Für die wirksame Vertretung der Interessen der Arbeitnehmer:innen und der sozial Schwächeren im ökologischen Transformationsprozess müssen die Gewerkschaften sich gezielt kompetenzmäßig verstärken. Die Zusammenarbeit mit spezifischen Think Tanks, Umweltverbänden und anderen Organisationen der Zivilgesellschaft ist somit ein Gebot der Stunde.
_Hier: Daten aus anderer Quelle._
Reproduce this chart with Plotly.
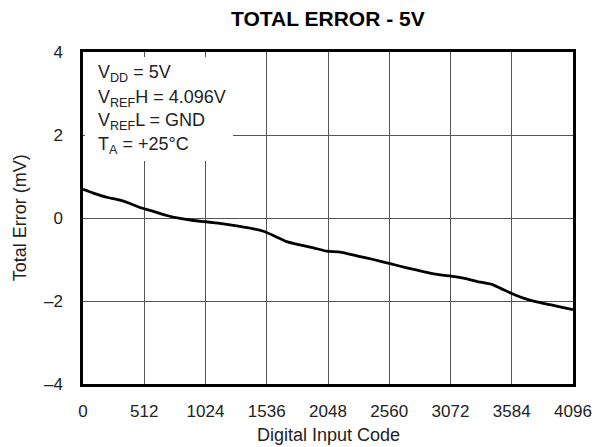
import plotly.graph_objects as go

# Data
codes = [0, 86, 198, 309, 393, 490, 588, 700, 811, 922, 1026, 1145, 1285, 1424, 1508,
         1591, 1703, 1814, 1926, 2037, 2149, 2288, 2427, 2567, 2706, 2845, 2985, 3074,
         3180, 3292, 3417, 3487, 3584, 3681, 3793, 3904, 4016, 4096]
total_error = [0.69, 0.60, 0.50, 0.43, 0.35, 0.24, 0.16, 0.06, -0.01, -0.06, -0.09, -0.13,
               -0.19, -0.26, -0.32, -0.42, -0.57, -0.65, -0.72, -0.80, -0.82, -0.91,
               -1.00, -1.10, -1.20, -1.29, -1.37, -1.40, -1.45, -1.53, -1.60, -1.69,
               -1.82, -1.93, -2.02, -2.09, -2.16, -2.21]

x_ticks = [0, 512, 1024, 1536, 2048, 2560, 3072, 3584, 4096]
x_tick_labels = [str(v) for v in x_ticks]
y_ticks = [-4, -2, 0, 2, 4]
y_tick_labels = ["\u20134", "\u20132", "0", "2", "4"]

title_text = "<b>TOTAL ERROR - 5V</b>"
x_title = "Digital Input Code"
y_title = "Total Error (mV)"
cond_lines = ["V<sub>DD</sub> = 5V",
              "V<sub>REF</sub>H = 4.096V",
              "V<sub>REF</sub>L = GND",
              "T<sub>A</sub> = +25\u00b0C"]

FONT = "Liberation Sans, Arial, Helvetica, sans-serif"
TXT = "#222"

fig = go.Figure()
fig.add_trace(go.Scatter(
    x=codes, y=total_error, mode="lines",
    line=dict(color="black", width=2.8, shape="spline", smoothing=0.6),
    hoverinfo="skip", showlegend=False))

fig.update_layout(
    width=606, height=447,
    margin=dict(l=83, r=33, t=52, b=63),
    paper_bgcolor="white", plot_bgcolor="white",
    font=dict(family=FONT, size=17, color=TXT),
    showlegend=False,
)

fig.update_xaxes(
    range=[0, 4096], tickvals=x_ticks, ticktext=x_tick_labels,
    showgrid=True, gridcolor="#555", gridwidth=1.2,
    zeroline=False, showline=True, linecolor="black", linewidth=2.5, mirror=True,
    ticks="outside", ticklen=0, ticklabelstandoff=10,
    tickfont=dict(size=17, family=FONT, color=TXT),
)
fig.update_yaxes(
    range=[-4, 4], tickvals=y_ticks, ticktext=y_tick_labels,
    showgrid=True, gridcolor="#555", gridwidth=1.2,
    zeroline=False, showline=True, linecolor="black", linewidth=2.5, mirror=True,
    ticks="outside", ticklen=0, ticklabelstandoff=14,
    tickfont=dict(size=17, family=FONT, color=TXT),
)

# white box behind the conditions text
fig.add_shape(type="rect", xref="x domain", yref="y domain",
              x0=0.004, x1=0.306, y0=0.672, y1=0.985,
              fillcolor="white", line=dict(width=0), layer="above")

cond_y = [0.934, 0.861, 0.790, 0.719]
for txt, yy in zip(cond_lines, cond_y):
    fig.add_annotation(text=txt, xref="x domain", yref="y domain",
                       x=0.026, y=yy, xanchor="left", yanchor="middle",
                       showarrow=False, font=dict(size=18, family=FONT, color=TXT))

fig.add_annotation(text=title_text, xref="paper", yref="paper",
                   x=0.5, y=1.10, xanchor="center", yanchor="middle",
                   showarrow=False, font=dict(size=21, family=FONT, color="black"))
fig.add_annotation(text=x_title, xref="paper", yref="paper",
                   x=0.5, y=-0.154, xanchor="center", yanchor="middle",
                   showarrow=False, font=dict(size=18, family=FONT, color=TXT))
fig.add_annotation(text=y_title, xref="paper", yref="paper",
                   x=-0.128, y=0.5, xanchor="center", yanchor="middle", textangle=-90,
                   showarrow=False, font=dict(size=18, family=FONT, color=TXT))

fig.write_html("out.html", config={"displayModeBar": False},
               post_script="document.body.style.margin='0';document.body.style.padding='0';")
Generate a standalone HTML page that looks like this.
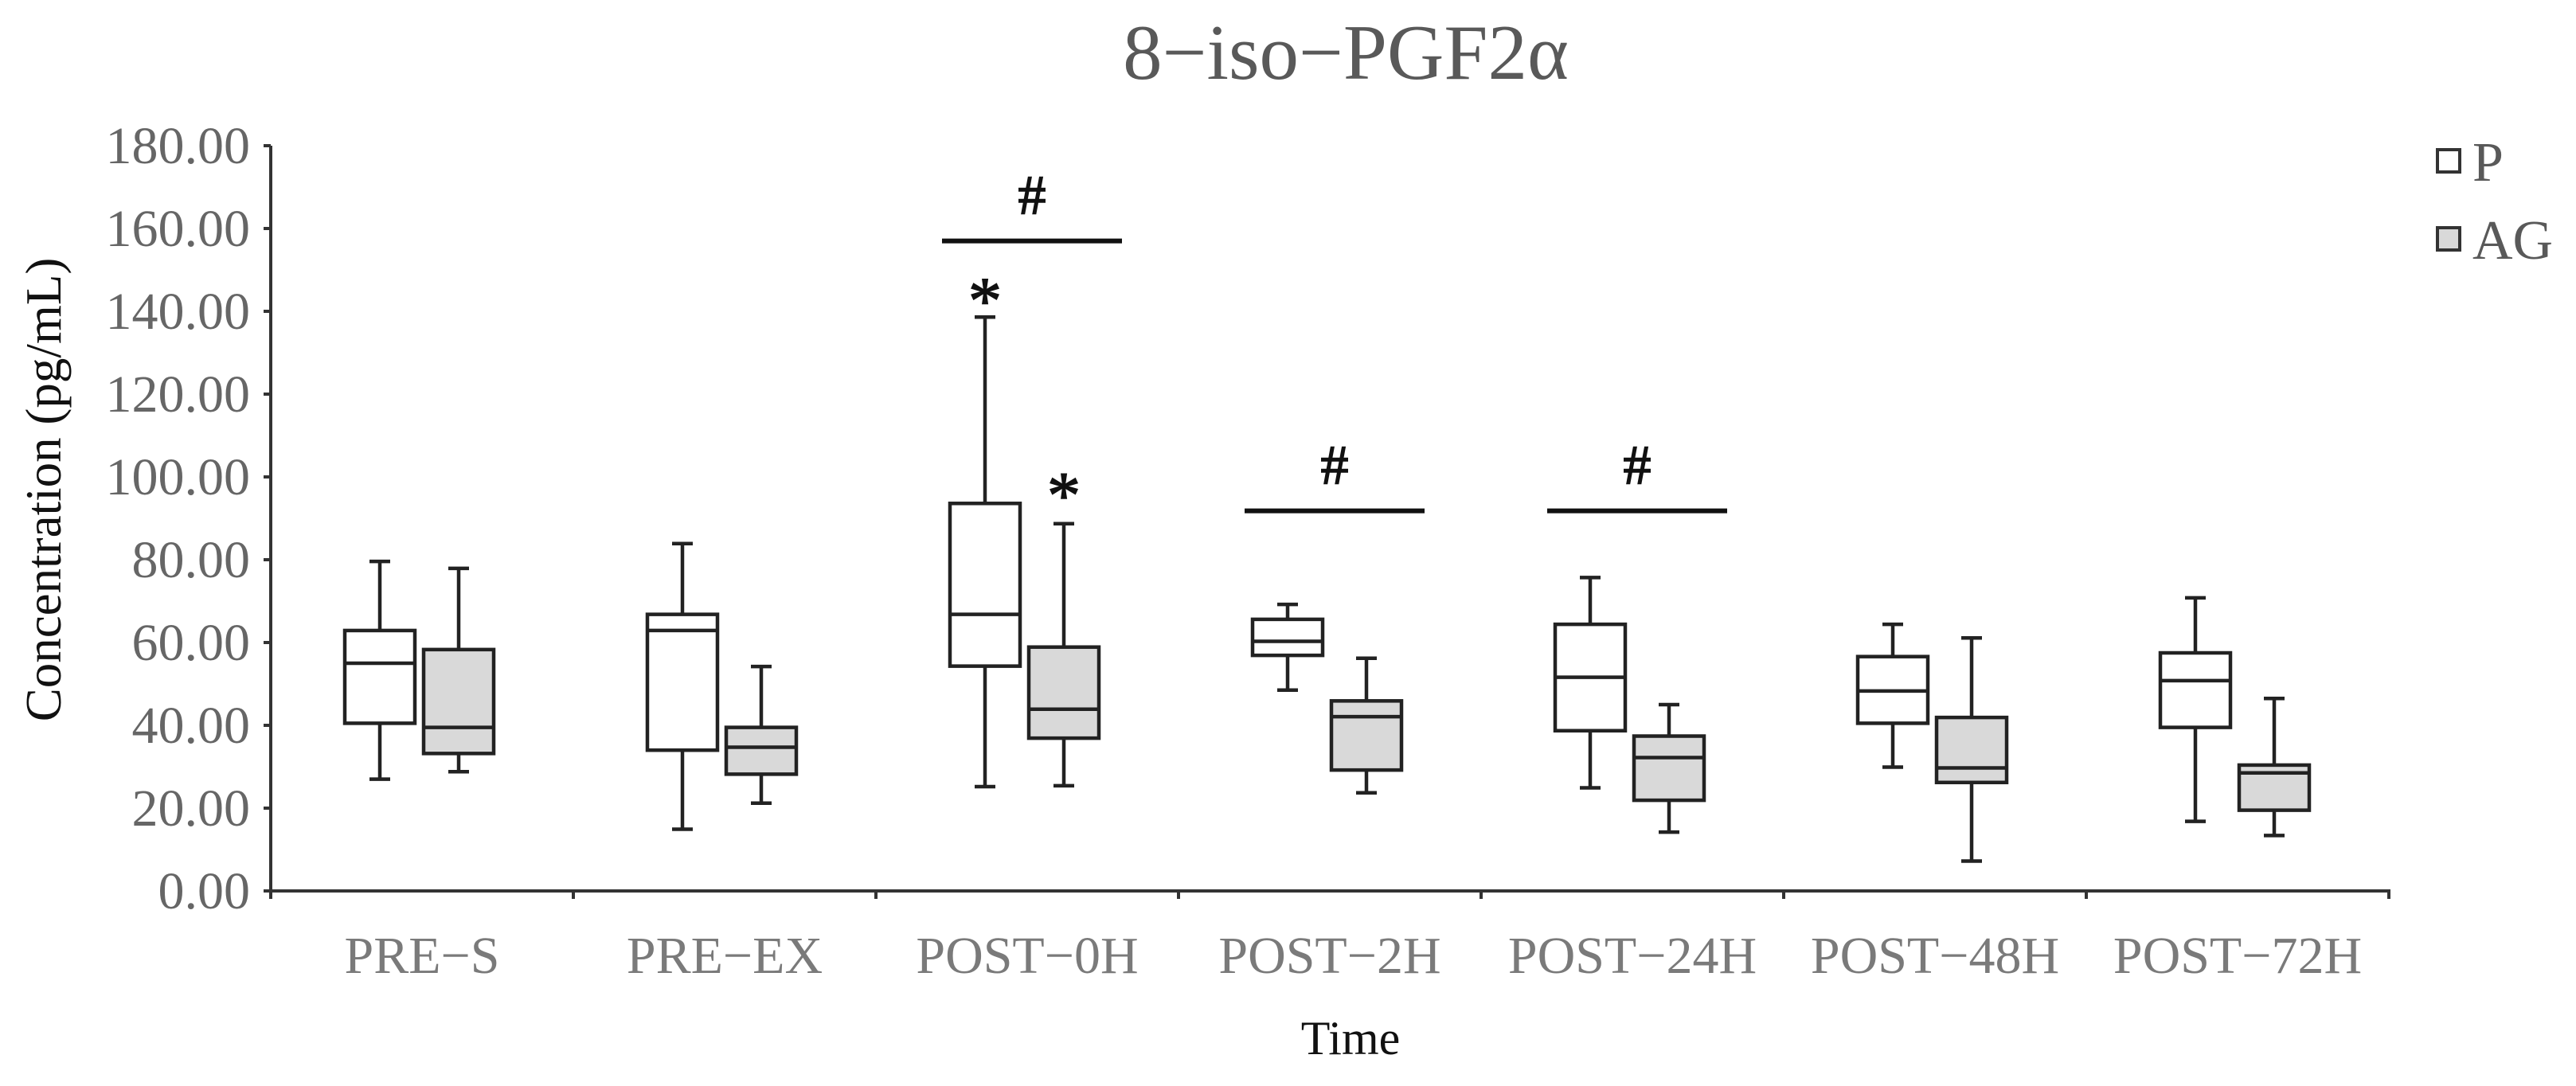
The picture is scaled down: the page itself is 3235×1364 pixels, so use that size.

Unterstützung in dieser Aufgabe kommt auch von kirchlicher Seite, zumal Papst Franziskus in der Enzyklika Evangelii Gaudium ein klares „Nein zu einer Wirtschaft der Ausschließung und der Disparität der Einkommen“ ausgesprochen und damit den Gerechtigkeitsdiskurs als Kernaufgabe der Kirche hervorgehoben hat.

Folgende Zielsetzungen wurden erarbeitet:

  • Klare Definition von Demokratie als Gesellschaftsordnung, in der Gerechtigkeit und Mitsprache der Gewerkschaften (und sozial Schwächeren) unverzichtbarer Bestandteil sind
  • Revitalisierung der im Rahmen der Sozialpartnerschaft und des sozialen Dialogs entwickelten und erfolgreichen Formen der formalisierten Mitsprache der Gewerkschaften
  • Ausbau der politischen Bildung und der zivilgesellschaftlichen Bildung als Voraussetzung für eine aktive Teilhabe an der Gesellschaft.
  • Systematische Einbeziehung der Gewerkschaften und der Vertretungen der sozialen Interessen in dem Prozess der ökokompatiblen Transition der Wirtschaft und der Ökologisierung des Konsums zur Sicherung der sozialen Verträglichkeit des künftigen Gesellschaftsmodells
  • Bereitschaft, einen harten und lange währenden Kampf für eine ökokompatible und sozial verträgliche Gesellschaft der Zukunft zu führen
  • Ausbau der Einbeziehung sozial schwächerer Schichten und der Einwanderer:innen in Parteien, Gewerkschaften und Parlamenten (u.a. aktives und passives Wahlrecht)
  • Schärfung des Profils der Gewerkschaften als demokratisch legitimierte politische Vertretung der sozial Schwächeren
  • Erarbeitung einer wertebasierten Vision von guter Arbeit und solidarischer Gesellschaft, die als zukunftsweisende Grundlage für die politischen Parteien nutzbar ist und allen Orientierung in dem neoliberal geprägten und populistisch aufgemischten Durcheinander gibt
  • Nutzung der Expertise der Wissenschaft im Bereich sozialstaatlicher und umweltpolitischer Themen und Bildung von Allianzen mit Verbänden und Organisationen, die soziale, Umwelt- und Bildungsanliegen vertreten.